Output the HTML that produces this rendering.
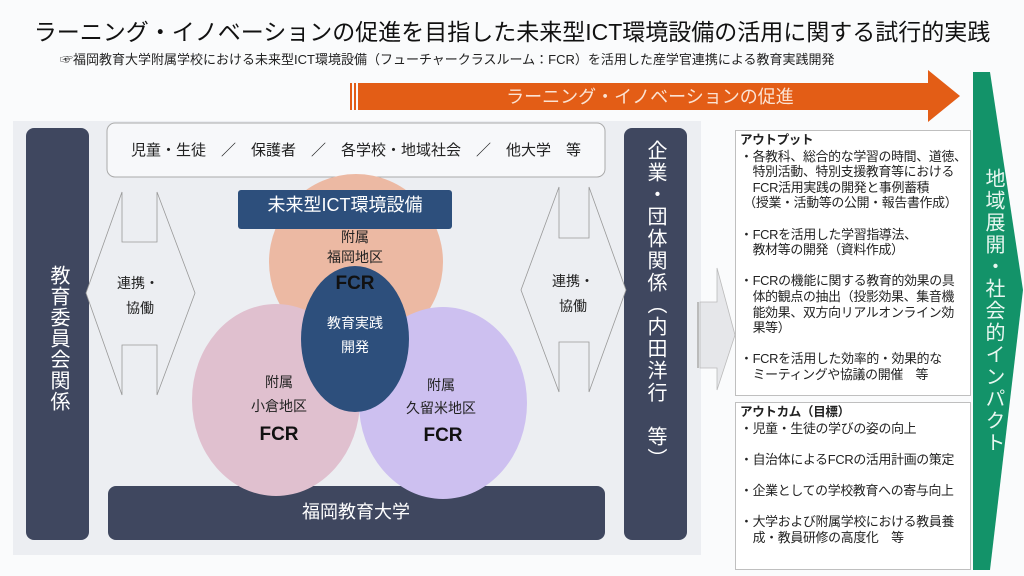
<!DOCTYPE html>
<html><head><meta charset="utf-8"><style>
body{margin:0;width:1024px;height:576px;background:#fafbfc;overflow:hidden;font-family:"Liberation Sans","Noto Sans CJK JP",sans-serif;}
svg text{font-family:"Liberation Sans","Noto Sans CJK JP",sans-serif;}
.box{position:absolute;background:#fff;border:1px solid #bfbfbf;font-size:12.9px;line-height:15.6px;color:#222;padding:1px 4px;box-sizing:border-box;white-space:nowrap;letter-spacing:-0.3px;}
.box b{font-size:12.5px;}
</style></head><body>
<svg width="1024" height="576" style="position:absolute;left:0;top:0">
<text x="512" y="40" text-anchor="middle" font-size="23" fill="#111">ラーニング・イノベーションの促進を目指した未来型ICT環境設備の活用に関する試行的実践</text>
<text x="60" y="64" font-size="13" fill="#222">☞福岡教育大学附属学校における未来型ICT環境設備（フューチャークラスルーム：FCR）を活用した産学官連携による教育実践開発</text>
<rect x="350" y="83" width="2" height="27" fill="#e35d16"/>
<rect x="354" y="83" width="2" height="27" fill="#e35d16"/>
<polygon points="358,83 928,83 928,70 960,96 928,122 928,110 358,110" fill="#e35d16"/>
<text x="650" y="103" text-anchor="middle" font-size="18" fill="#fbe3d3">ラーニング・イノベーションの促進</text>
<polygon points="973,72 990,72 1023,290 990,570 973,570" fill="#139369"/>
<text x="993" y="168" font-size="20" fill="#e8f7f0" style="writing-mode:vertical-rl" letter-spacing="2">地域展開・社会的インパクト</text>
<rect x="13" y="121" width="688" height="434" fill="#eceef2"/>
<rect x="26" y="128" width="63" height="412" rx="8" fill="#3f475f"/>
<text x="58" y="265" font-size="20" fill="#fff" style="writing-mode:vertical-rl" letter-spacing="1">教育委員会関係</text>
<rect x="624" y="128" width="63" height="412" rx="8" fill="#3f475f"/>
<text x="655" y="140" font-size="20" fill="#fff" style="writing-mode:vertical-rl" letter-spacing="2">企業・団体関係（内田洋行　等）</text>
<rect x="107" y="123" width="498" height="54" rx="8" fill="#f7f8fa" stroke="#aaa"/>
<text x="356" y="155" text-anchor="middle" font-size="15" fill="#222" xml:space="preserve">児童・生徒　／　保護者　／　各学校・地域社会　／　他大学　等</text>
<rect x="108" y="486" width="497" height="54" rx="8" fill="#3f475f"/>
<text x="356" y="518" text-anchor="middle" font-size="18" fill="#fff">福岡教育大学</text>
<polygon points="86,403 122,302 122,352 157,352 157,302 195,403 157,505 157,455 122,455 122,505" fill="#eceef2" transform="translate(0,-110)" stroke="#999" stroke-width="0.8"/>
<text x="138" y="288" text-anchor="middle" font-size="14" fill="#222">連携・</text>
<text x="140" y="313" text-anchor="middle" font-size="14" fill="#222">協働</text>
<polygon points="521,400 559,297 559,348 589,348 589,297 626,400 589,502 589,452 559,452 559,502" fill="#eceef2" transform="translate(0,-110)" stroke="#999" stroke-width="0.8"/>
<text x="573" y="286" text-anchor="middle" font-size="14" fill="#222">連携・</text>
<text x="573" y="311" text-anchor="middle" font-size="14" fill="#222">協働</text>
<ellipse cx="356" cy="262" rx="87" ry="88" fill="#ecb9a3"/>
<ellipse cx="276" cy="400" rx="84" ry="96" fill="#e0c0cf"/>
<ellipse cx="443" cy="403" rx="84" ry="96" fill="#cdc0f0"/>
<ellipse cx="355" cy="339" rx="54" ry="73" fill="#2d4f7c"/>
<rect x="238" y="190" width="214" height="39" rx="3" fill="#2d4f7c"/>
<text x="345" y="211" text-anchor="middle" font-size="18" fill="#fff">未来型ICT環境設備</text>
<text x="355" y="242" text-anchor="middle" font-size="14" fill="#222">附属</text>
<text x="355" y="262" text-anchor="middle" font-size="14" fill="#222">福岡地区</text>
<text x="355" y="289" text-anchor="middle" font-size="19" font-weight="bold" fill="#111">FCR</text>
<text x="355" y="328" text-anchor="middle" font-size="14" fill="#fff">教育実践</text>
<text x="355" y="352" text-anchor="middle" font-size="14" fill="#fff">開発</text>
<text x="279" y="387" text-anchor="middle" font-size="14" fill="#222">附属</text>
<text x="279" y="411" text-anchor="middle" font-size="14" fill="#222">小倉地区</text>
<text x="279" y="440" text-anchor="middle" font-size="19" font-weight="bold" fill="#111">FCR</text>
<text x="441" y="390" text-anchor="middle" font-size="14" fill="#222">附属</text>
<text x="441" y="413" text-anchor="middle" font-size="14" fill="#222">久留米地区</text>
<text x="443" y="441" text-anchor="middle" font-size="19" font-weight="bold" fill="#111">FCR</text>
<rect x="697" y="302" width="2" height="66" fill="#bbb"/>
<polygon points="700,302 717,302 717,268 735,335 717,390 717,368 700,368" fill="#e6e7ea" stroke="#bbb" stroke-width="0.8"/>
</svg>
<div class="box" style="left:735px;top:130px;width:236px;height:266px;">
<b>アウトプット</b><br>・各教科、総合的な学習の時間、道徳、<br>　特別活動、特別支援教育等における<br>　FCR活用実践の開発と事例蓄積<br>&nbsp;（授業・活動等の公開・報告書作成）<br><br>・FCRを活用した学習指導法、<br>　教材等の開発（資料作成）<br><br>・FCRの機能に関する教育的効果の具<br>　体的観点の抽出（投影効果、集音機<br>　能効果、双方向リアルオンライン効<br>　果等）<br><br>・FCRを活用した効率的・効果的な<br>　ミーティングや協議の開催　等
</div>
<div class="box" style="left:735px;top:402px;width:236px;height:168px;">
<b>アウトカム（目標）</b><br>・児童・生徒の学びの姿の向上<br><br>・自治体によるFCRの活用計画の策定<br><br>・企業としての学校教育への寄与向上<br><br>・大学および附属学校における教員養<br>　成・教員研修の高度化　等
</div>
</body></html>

○ ○ ○ ○ ○

- **What is being asked**
Every line is to be duplicated exactly, though pictures stay out.

- **Solution below**
Output the HTML that produces this rendering.
<!DOCTYPE html>
<html><head><meta charset="utf-8"><style>
body{margin:0;width:1024px;height:576px;background:#fafbfc;overflow:hidden;font-family:"Liberation Sans","Noto Sans CJK JP",sans-serif;}
svg text{font-family:"Liberation Sans","Noto Sans CJK JP",sans-serif;}
.box{position:absolute;background:#fff;border:1px solid #bfbfbf;font-size:12.9px;line-height:15.6px;color:#222;padding:1px 4px;box-sizing:border-box;white-space:nowrap;letter-spacing:-0.3px;}
.box b{font-size:12.5px;}
</style></head><body>
<svg width="1024" height="576" style="position:absolute;left:0;top:0">
<text x="512" y="40" text-anchor="middle" font-size="23" fill="#111">ラーニング・イノベーションの促進を目指した未来型ICT環境設備の活用に関する試行的実践</text>
<text x="60" y="64" font-size="13" fill="#222">☞福岡教育大学附属学校における未来型ICT環境設備（フューチャークラスルーム：FCR）を活用した産学官連携による教育実践開発</text>
<rect x="350" y="83" width="2" height="27" fill="#e35d16"/>
<rect x="354" y="83" width="2" height="27" fill="#e35d16"/>
<polygon points="358,83 928,83 928,70 960,96 928,122 928,110 358,110" fill="#e35d16"/>
<text x="650" y="103" text-anchor="middle" font-size="18" fill="#fbe3d3">ラーニング・イノベーションの促進</text>
<polygon points="973,72 990,72 1023,290 990,570 973,570" fill="#139369"/>
<text x="993" y="168" font-size="20" fill="#e8f7f0" style="writing-mode:vertical-rl" letter-spacing="2">地域展開・社会的インパクト</text>
<rect x="13" y="121" width="688" height="434" fill="#eceef2"/>
<rect x="26" y="128" width="63" height="412" rx="8" fill="#3f475f"/>
<text x="58" y="265" font-size="20" fill="#fff" style="writing-mode:vertical-rl" letter-spacing="1">教育委員会関係</text>
<rect x="624" y="128" width="63" height="412" rx="8" fill="#3f475f"/>
<text x="655" y="140" font-size="20" fill="#fff" style="writing-mode:vertical-rl" letter-spacing="2">企業・団体関係（内田洋行　等）</text>
<rect x="107" y="123" width="498" height="54" rx="8" fill="#f7f8fa" stroke="#aaa"/>
<text x="356" y="155" text-anchor="middle" font-size="15" fill="#222" xml:space="preserve">児童・生徒　／　保護者　／　各学校・地域社会　／　他大学　等</text>
<rect x="108" y="486" width="497" height="54" rx="8" fill="#3f475f"/>
<text x="356" y="518" text-anchor="middle" font-size="18" fill="#fff">福岡教育大学</text>
<polygon points="86,403 122,302 122,352 157,352 157,302 195,403 157,505 157,455 122,455 122,505" fill="#eceef2" transform="translate(0,-110)" stroke="#999" stroke-width="0.8"/>
<text x="138" y="288" text-anchor="middle" font-size="14" fill="#222">連携・</text>
<text x="140" y="313" text-anchor="middle" font-size="14" fill="#222">協働</text>
<polygon points="521,400 559,297 559,348 589,348 589,297 626,400 589,502 589,452 559,452 559,502" fill="#eceef2" transform="translate(0,-110)" stroke="#999" stroke-width="0.8"/>
<text x="573" y="286" text-anchor="middle" font-size="14" fill="#222">連携・</text>
<text x="573" y="311" text-anchor="middle" font-size="14" fill="#222">協働</text>
<ellipse cx="356" cy="262" rx="87" ry="88" fill="#ecb9a3"/>
<ellipse cx="276" cy="400" rx="84" ry="96" fill="#e0c0cf"/>
<ellipse cx="443" cy="403" rx="84" ry="96" fill="#cdc0f0"/>
<ellipse cx="355" cy="339" rx="54" ry="73" fill="#2d4f7c"/>
<rect x="238" y="190" width="214" height="39" rx="3" fill="#2d4f7c"/>
<text x="345" y="211" text-anchor="middle" font-size="18" fill="#fff">未来型ICT環境設備</text>
<text x="355" y="242" text-anchor="middle" font-size="14" fill="#222">附属</text>
<text x="355" y="262" text-anchor="middle" font-size="14" fill="#222">福岡地区</text>
<text x="355" y="289" text-anchor="middle" font-size="19" font-weight="bold" fill="#111">FCR</text>
<text x="355" y="328" text-anchor="middle" font-size="14" fill="#fff">教育実践</text>
<text x="355" y="352" text-anchor="middle" font-size="14" fill="#fff">開発</text>
<text x="279" y="387" text-anchor="middle" font-size="14" fill="#222">附属</text>
<text x="279" y="411" text-anchor="middle" font-size="14" fill="#222">小倉地区</text>
<text x="279" y="440" text-anchor="middle" font-size="19" font-weight="bold" fill="#111">FCR</text>
<text x="441" y="390" text-anchor="middle" font-size="14" fill="#222">附属</text>
<text x="441" y="413" text-anchor="middle" font-size="14" fill="#222">久留米地区</text>
<text x="443" y="441" text-anchor="middle" font-size="19" font-weight="bold" fill="#111">FCR</text>
<rect x="697" y="302" width="2" height="66" fill="#bbb"/>
<polygon points="700,302 717,302 717,268 735,335 717,390 717,368 700,368" fill="#e6e7ea" stroke="#bbb" stroke-width="0.8"/>
</svg>
<div class="box" style="left:735px;top:130px;width:236px;height:266px;">
<b>アウトプット</b><br>・各教科、総合的な学習の時間、道徳、<br>　特別活動、特別支援教育等における<br>　FCR活用実践の開発と事例蓄積<br>&nbsp;（授業・活動等の公開・報告書作成）<br><br>・FCRを活用した学習指導法、<br>　教材等の開発（資料作成）<br><br>・FCRの機能に関する教育的効果の具<br>　体的観点の抽出（投影効果、集音機<br>　能効果、双方向リアルオンライン効<br>　果等）<br><br>・FCRを活用した効率的・効果的な<br>　ミーティングや協議の開催　等
</div>
<div class="box" style="left:735px;top:402px;width:236px;height:168px;">
<b>アウトカム（目標）</b><br>・児童・生徒の学びの姿の向上<br><br>・自治体によるFCRの活用計画の策定<br><br>・企業としての学校教育への寄与向上<br><br>・大学および附属学校における教員養<br>　成・教員研修の高度化　等
</div>
</body></html>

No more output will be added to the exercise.